» **MATERIAL**
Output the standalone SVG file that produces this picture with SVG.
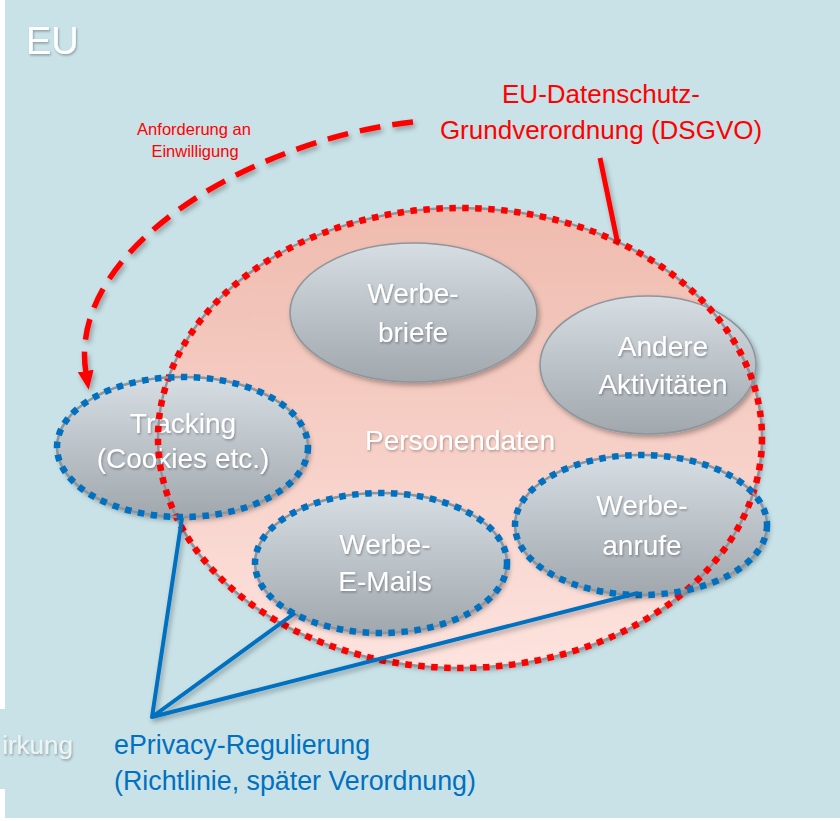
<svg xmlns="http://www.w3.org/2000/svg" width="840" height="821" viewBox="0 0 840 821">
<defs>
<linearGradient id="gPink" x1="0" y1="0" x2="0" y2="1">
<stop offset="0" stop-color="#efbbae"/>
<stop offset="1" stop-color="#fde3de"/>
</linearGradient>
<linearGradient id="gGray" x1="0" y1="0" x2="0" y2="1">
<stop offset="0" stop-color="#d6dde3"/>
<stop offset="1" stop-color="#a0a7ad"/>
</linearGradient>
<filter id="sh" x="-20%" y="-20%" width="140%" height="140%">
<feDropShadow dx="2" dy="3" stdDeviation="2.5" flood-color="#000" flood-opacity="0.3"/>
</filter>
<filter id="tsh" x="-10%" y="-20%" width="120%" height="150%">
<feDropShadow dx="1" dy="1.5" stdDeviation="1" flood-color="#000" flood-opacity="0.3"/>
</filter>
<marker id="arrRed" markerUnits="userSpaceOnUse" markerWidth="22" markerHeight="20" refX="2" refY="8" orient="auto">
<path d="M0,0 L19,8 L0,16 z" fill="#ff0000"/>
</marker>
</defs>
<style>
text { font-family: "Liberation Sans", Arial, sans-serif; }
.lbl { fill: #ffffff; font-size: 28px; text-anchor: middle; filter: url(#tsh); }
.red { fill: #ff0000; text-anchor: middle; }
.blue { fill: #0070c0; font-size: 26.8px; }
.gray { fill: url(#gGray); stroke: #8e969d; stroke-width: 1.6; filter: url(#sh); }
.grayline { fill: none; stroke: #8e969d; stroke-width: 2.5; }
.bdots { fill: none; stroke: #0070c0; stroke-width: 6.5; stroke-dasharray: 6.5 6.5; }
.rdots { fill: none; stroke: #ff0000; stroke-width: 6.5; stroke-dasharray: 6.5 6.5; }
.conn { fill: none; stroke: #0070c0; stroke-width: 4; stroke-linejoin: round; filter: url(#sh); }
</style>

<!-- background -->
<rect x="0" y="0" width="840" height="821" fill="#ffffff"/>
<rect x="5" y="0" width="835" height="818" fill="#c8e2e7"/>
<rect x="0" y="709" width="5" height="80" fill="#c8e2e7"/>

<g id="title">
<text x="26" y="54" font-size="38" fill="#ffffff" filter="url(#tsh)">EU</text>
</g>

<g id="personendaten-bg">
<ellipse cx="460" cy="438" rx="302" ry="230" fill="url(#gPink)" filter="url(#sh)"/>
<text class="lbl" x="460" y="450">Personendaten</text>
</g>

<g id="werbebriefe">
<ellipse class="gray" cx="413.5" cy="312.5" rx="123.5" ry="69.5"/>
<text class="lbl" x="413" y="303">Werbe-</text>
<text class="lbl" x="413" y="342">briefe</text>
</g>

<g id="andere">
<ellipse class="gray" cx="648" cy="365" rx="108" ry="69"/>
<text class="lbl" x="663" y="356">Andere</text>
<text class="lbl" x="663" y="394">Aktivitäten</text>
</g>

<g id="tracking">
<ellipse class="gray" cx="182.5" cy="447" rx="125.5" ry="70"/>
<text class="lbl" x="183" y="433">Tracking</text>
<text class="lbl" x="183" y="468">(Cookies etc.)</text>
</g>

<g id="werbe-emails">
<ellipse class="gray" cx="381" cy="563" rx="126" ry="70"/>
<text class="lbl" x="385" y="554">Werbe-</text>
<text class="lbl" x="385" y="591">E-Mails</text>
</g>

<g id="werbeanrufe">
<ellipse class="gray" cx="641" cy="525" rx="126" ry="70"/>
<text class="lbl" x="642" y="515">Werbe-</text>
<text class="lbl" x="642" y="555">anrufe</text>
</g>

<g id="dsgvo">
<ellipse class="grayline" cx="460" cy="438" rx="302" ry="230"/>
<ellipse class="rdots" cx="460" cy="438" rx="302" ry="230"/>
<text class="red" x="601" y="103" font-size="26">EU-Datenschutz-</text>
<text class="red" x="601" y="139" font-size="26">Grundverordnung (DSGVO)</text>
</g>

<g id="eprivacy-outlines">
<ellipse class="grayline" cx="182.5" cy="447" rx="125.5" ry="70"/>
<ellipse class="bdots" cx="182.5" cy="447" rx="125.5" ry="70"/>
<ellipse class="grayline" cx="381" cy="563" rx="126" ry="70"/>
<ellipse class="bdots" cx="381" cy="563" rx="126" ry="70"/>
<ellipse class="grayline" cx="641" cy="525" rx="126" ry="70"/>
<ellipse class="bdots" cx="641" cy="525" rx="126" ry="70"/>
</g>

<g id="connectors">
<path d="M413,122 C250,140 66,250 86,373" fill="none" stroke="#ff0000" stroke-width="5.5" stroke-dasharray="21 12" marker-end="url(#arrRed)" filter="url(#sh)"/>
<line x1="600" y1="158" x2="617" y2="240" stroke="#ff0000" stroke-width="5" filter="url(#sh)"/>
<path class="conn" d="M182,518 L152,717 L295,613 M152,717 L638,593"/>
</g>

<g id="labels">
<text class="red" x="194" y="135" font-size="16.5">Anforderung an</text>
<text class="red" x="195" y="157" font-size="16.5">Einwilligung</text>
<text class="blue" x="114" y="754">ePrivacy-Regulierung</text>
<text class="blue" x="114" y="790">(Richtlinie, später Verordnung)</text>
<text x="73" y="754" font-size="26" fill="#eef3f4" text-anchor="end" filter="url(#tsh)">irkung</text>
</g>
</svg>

» **WHAT YOU WILL DO**
The data above should be repeated exactly, minus any pictures.

» **THE OUTPUT**
Output the standalone SVG file that produces this picture with SVG.
<svg xmlns="http://www.w3.org/2000/svg" width="840" height="821" viewBox="0 0 840 821">
<defs>
<linearGradient id="gPink" x1="0" y1="0" x2="0" y2="1">
<stop offset="0" stop-color="#efbbae"/>
<stop offset="1" stop-color="#fde3de"/>
</linearGradient>
<linearGradient id="gGray" x1="0" y1="0" x2="0" y2="1">
<stop offset="0" stop-color="#d6dde3"/>
<stop offset="1" stop-color="#a0a7ad"/>
</linearGradient>
<filter id="sh" x="-20%" y="-20%" width="140%" height="140%">
<feDropShadow dx="2" dy="3" stdDeviation="2.5" flood-color="#000" flood-opacity="0.3"/>
</filter>
<filter id="tsh" x="-10%" y="-20%" width="120%" height="150%">
<feDropShadow dx="1" dy="1.5" stdDeviation="1" flood-color="#000" flood-opacity="0.3"/>
</filter>
<marker id="arrRed" markerUnits="userSpaceOnUse" markerWidth="22" markerHeight="20" refX="2" refY="8" orient="auto">
<path d="M0,0 L19,8 L0,16 z" fill="#ff0000"/>
</marker>
</defs>
<style>
text { font-family: "Liberation Sans", Arial, sans-serif; }
.lbl { fill: #ffffff; font-size: 28px; text-anchor: middle; filter: url(#tsh); }
.red { fill: #ff0000; text-anchor: middle; }
.blue { fill: #0070c0; font-size: 26.8px; }
.gray { fill: url(#gGray); stroke: #8e969d; stroke-width: 1.6; filter: url(#sh); }
.grayline { fill: none; stroke: #8e969d; stroke-width: 2.5; }
.bdots { fill: none; stroke: #0070c0; stroke-width: 6.5; stroke-dasharray: 6.5 6.5; }
.rdots { fill: none; stroke: #ff0000; stroke-width: 6.5; stroke-dasharray: 6.5 6.5; }
.conn { fill: none; stroke: #0070c0; stroke-width: 4; stroke-linejoin: round; filter: url(#sh); }
</style>

<!-- background -->
<rect x="0" y="0" width="840" height="821" fill="#ffffff"/>
<rect x="5" y="0" width="835" height="818" fill="#c8e2e7"/>
<rect x="0" y="709" width="5" height="80" fill="#c8e2e7"/>

<g id="title">
<text x="26" y="54" font-size="38" fill="#ffffff" filter="url(#tsh)">EU</text>
</g>

<g id="personendaten-bg">
<ellipse cx="460" cy="438" rx="302" ry="230" fill="url(#gPink)" filter="url(#sh)"/>
<text class="lbl" x="460" y="450">Personendaten</text>
</g>

<g id="werbebriefe">
<ellipse class="gray" cx="413.5" cy="312.5" rx="123.5" ry="69.5"/>
<text class="lbl" x="413" y="303">Werbe-</text>
<text class="lbl" x="413" y="342">briefe</text>
</g>

<g id="andere">
<ellipse class="gray" cx="648" cy="365" rx="108" ry="69"/>
<text class="lbl" x="663" y="356">Andere</text>
<text class="lbl" x="663" y="394">Aktivitäten</text>
</g>

<g id="tracking">
<ellipse class="gray" cx="182.5" cy="447" rx="125.5" ry="70"/>
<text class="lbl" x="183" y="433">Tracking</text>
<text class="lbl" x="183" y="468">(Cookies etc.)</text>
</g>

<g id="werbe-emails">
<ellipse class="gray" cx="381" cy="563" rx="126" ry="70"/>
<text class="lbl" x="385" y="554">Werbe-</text>
<text class="lbl" x="385" y="591">E-Mails</text>
</g>

<g id="werbeanrufe">
<ellipse class="gray" cx="641" cy="525" rx="126" ry="70"/>
<text class="lbl" x="642" y="515">Werbe-</text>
<text class="lbl" x="642" y="555">anrufe</text>
</g>

<g id="dsgvo">
<ellipse class="grayline" cx="460" cy="438" rx="302" ry="230"/>
<ellipse class="rdots" cx="460" cy="438" rx="302" ry="230"/>
<text class="red" x="601" y="103" font-size="26">EU-Datenschutz-</text>
<text class="red" x="601" y="139" font-size="26">Grundverordnung (DSGVO)</text>
</g>

<g id="eprivacy-outlines">
<ellipse class="grayline" cx="182.5" cy="447" rx="125.5" ry="70"/>
<ellipse class="bdots" cx="182.5" cy="447" rx="125.5" ry="70"/>
<ellipse class="grayline" cx="381" cy="563" rx="126" ry="70"/>
<ellipse class="bdots" cx="381" cy="563" rx="126" ry="70"/>
<ellipse class="grayline" cx="641" cy="525" rx="126" ry="70"/>
<ellipse class="bdots" cx="641" cy="525" rx="126" ry="70"/>
</g>

<g id="connectors">
<path d="M413,122 C250,140 66,250 86,373" fill="none" stroke="#ff0000" stroke-width="5.5" stroke-dasharray="21 12" marker-end="url(#arrRed)" filter="url(#sh)"/>
<line x1="600" y1="158" x2="617" y2="240" stroke="#ff0000" stroke-width="5" filter="url(#sh)"/>
<path class="conn" d="M182,518 L152,717 L295,613 M152,717 L638,593"/>
</g>

<g id="labels">
<text class="red" x="194" y="135" font-size="16.5">Anforderung an</text>
<text class="red" x="195" y="157" font-size="16.5">Einwilligung</text>
<text class="blue" x="114" y="754">ePrivacy-Regulierung</text>
<text class="blue" x="114" y="790">(Richtlinie, später Verordnung)</text>
<text x="73" y="754" font-size="26" fill="#eef3f4" text-anchor="end" filter="url(#tsh)">irkung</text>
</g>
</svg>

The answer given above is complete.